═══ GIVEN INFORMATION ═══

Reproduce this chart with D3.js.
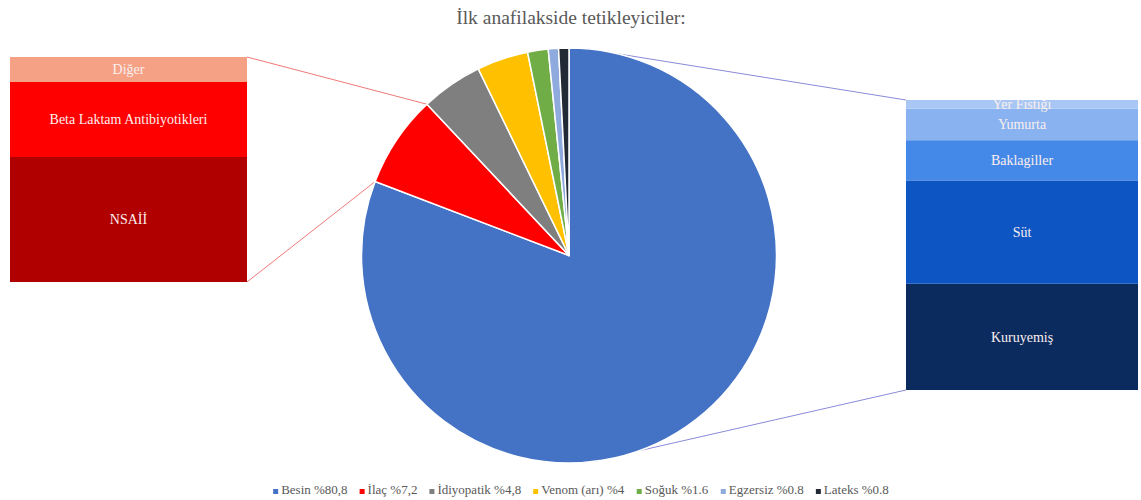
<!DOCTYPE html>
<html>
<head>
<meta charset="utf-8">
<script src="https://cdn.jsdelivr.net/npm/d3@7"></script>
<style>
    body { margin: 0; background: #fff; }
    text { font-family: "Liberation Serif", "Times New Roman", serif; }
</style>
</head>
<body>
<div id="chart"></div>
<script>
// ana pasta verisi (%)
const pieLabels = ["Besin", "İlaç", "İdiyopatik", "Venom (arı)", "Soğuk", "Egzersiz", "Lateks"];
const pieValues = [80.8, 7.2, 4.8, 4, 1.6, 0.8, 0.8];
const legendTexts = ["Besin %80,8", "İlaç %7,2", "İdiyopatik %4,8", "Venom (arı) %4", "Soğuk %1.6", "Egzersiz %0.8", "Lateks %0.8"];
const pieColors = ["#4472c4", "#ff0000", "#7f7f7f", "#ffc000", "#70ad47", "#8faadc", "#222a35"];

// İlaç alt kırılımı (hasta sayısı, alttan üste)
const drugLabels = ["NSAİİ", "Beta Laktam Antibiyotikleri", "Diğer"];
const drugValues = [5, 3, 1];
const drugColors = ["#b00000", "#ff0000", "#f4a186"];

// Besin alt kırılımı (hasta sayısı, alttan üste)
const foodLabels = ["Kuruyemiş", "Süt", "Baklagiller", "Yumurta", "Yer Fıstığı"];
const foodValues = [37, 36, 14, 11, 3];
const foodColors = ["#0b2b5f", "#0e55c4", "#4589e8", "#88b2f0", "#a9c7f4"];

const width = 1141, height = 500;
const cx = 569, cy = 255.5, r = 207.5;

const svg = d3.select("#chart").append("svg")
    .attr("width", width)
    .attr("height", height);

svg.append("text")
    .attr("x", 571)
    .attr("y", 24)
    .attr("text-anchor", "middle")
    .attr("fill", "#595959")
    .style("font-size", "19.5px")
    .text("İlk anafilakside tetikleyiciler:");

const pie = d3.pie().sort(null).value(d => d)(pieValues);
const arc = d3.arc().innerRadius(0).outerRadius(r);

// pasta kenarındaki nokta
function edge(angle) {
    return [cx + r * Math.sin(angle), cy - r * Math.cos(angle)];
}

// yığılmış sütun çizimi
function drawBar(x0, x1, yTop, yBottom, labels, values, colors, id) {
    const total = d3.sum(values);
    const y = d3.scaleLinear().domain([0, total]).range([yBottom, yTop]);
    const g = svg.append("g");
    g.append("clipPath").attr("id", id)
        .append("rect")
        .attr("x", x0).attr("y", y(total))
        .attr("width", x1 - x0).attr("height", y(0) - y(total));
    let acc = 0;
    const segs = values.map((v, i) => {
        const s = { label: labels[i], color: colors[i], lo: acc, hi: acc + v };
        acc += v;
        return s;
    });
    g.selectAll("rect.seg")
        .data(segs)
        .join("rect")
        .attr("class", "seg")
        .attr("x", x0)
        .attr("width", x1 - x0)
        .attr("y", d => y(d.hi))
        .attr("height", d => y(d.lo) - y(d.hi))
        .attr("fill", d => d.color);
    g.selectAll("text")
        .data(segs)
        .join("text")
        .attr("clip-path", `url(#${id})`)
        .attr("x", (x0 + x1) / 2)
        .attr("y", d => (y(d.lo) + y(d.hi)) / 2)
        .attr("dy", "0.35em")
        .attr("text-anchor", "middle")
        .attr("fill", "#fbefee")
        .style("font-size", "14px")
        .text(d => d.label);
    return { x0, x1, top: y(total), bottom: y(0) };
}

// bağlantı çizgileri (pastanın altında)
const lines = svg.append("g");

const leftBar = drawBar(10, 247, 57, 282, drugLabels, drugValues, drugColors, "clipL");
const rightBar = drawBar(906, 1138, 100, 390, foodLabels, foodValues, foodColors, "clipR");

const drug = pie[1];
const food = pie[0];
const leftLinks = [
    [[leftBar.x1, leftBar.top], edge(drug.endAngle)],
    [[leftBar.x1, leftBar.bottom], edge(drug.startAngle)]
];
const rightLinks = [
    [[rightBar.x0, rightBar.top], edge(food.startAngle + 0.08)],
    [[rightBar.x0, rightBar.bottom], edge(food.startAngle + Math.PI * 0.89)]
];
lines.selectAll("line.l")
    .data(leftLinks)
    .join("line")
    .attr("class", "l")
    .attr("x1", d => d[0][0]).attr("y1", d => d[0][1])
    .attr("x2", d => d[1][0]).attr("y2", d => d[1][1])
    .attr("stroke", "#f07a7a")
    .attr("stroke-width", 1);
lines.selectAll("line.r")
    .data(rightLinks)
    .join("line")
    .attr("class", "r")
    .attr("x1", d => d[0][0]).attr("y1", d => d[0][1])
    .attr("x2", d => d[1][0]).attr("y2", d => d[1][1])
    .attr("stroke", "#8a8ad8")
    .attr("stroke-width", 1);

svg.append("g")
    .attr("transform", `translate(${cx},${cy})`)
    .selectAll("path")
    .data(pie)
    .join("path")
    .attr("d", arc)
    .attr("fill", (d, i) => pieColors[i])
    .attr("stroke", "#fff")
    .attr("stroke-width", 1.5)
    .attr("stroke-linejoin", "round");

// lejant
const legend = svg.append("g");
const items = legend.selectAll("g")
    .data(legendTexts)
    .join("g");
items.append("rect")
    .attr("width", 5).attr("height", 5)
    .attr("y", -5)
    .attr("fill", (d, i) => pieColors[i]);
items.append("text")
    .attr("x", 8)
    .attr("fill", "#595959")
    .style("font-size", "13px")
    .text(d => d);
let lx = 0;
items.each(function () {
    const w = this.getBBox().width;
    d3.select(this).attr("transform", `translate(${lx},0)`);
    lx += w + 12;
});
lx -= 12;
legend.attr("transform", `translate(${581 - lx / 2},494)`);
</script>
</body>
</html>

═══

WHAT TO DO: Leave out the pictures and print every line of the data exactly.

ANSWER BELOW:
Reproduce this chart with D3.js.
<!DOCTYPE html>
<html>
<head>
<meta charset="utf-8">
<script src="https://cdn.jsdelivr.net/npm/d3@7"></script>
<style>
    body { margin: 0; background: #fff; }
    text { font-family: "Liberation Serif", "Times New Roman", serif; }
</style>
</head>
<body>
<div id="chart"></div>
<script>
// ana pasta verisi (%)
const pieLabels = ["Besin", "İlaç", "İdiyopatik", "Venom (arı)", "Soğuk", "Egzersiz", "Lateks"];
const pieValues = [80.8, 7.2, 4.8, 4, 1.6, 0.8, 0.8];
const legendTexts = ["Besin %80,8", "İlaç %7,2", "İdiyopatik %4,8", "Venom (arı) %4", "Soğuk %1.6", "Egzersiz %0.8", "Lateks %0.8"];
const pieColors = ["#4472c4", "#ff0000", "#7f7f7f", "#ffc000", "#70ad47", "#8faadc", "#222a35"];

// İlaç alt kırılımı (hasta sayısı, alttan üste)
const drugLabels = ["NSAİİ", "Beta Laktam Antibiyotikleri", "Diğer"];
const drugValues = [5, 3, 1];
const drugColors = ["#b00000", "#ff0000", "#f4a186"];

// Besin alt kırılımı (hasta sayısı, alttan üste)
const foodLabels = ["Kuruyemiş", "Süt", "Baklagiller", "Yumurta", "Yer Fıstığı"];
const foodValues = [37, 36, 14, 11, 3];
const foodColors = ["#0b2b5f", "#0e55c4", "#4589e8", "#88b2f0", "#a9c7f4"];

const width = 1141, height = 500;
const cx = 569, cy = 255.5, r = 207.5;

const svg = d3.select("#chart").append("svg")
    .attr("width", width)
    .attr("height", height);

svg.append("text")
    .attr("x", 571)
    .attr("y", 24)
    .attr("text-anchor", "middle")
    .attr("fill", "#595959")
    .style("font-size", "19.5px")
    .text("İlk anafilakside tetikleyiciler:");

const pie = d3.pie().sort(null).value(d => d)(pieValues);
const arc = d3.arc().innerRadius(0).outerRadius(r);

// pasta kenarındaki nokta
function edge(angle) {
    return [cx + r * Math.sin(angle), cy - r * Math.cos(angle)];
}

// yığılmış sütun çizimi
function drawBar(x0, x1, yTop, yBottom, labels, values, colors, id) {
    const total = d3.sum(values);
    const y = d3.scaleLinear().domain([0, total]).range([yBottom, yTop]);
    const g = svg.append("g");
    g.append("clipPath").attr("id", id)
        .append("rect")
        .attr("x", x0).attr("y", y(total))
        .attr("width", x1 - x0).attr("height", y(0) - y(total));
    let acc = 0;
    const segs = values.map((v, i) => {
        const s = { label: labels[i], color: colors[i], lo: acc, hi: acc + v };
        acc += v;
        return s;
    });
    g.selectAll("rect.seg")
        .data(segs)
        .join("rect")
        .attr("class", "seg")
        .attr("x", x0)
        .attr("width", x1 - x0)
        .attr("y", d => y(d.hi))
        .attr("height", d => y(d.lo) - y(d.hi))
        .attr("fill", d => d.color);
    g.selectAll("text")
        .data(segs)
        .join("text")
        .attr("clip-path", `url(#${id})`)
        .attr("x", (x0 + x1) / 2)
        .attr("y", d => (y(d.lo) + y(d.hi)) / 2)
        .attr("dy", "0.35em")
        .attr("text-anchor", "middle")
        .attr("fill", "#fbefee")
        .style("font-size", "14px")
        .text(d => d.label);
    return { x0, x1, top: y(total), bottom: y(0) };
}

// bağlantı çizgileri (pastanın altında)
const lines = svg.append("g");

const leftBar = drawBar(10, 247, 57, 282, drugLabels, drugValues, drugColors, "clipL");
const rightBar = drawBar(906, 1138, 100, 390, foodLabels, foodValues, foodColors, "clipR");

const drug = pie[1];
const food = pie[0];
const leftLinks = [
    [[leftBar.x1, leftBar.top], edge(drug.endAngle)],
    [[leftBar.x1, leftBar.bottom], edge(drug.startAngle)]
];
const rightLinks = [
    [[rightBar.x0, rightBar.top], edge(food.startAngle + 0.08)],
    [[rightBar.x0, rightBar.bottom], edge(food.startAngle + Math.PI * 0.89)]
];
lines.selectAll("line.l")
    .data(leftLinks)
    .join("line")
    .attr("class", "l")
    .attr("x1", d => d[0][0]).attr("y1", d => d[0][1])
    .attr("x2", d => d[1][0]).attr("y2", d => d[1][1])
    .attr("stroke", "#f07a7a")
    .attr("stroke-width", 1);
lines.selectAll("line.r")
    .data(rightLinks)
    .join("line")
    .attr("class", "r")
    .attr("x1", d => d[0][0]).attr("y1", d => d[0][1])
    .attr("x2", d => d[1][0]).attr("y2", d => d[1][1])
    .attr("stroke", "#8a8ad8")
    .attr("stroke-width", 1);

svg.append("g")
    .attr("transform", `translate(${cx},${cy})`)
    .selectAll("path")
    .data(pie)
    .join("path")
    .attr("d", arc)
    .attr("fill", (d, i) => pieColors[i])
    .attr("stroke", "#fff")
    .attr("stroke-width", 1.5)
    .attr("stroke-linejoin", "round");

// lejant
const legend = svg.append("g");
const items = legend.selectAll("g")
    .data(legendTexts)
    .join("g");
items.append("rect")
    .attr("width", 5).attr("height", 5)
    .attr("y", -5)
    .attr("fill", (d, i) => pieColors[i]);
items.append("text")
    .attr("x", 8)
    .attr("fill", "#595959")
    .style("font-size", "13px")
    .text(d => d);
let lx = 0;
items.each(function () {
    const w = this.getBBox().width;
    d3.select(this).attr("transform", `translate(${lx},0)`);
    lx += w + 12;
});
lx -= 12;
legend.attr("transform", `translate(${581 - lx / 2},494)`);
</script>
</body>
</html>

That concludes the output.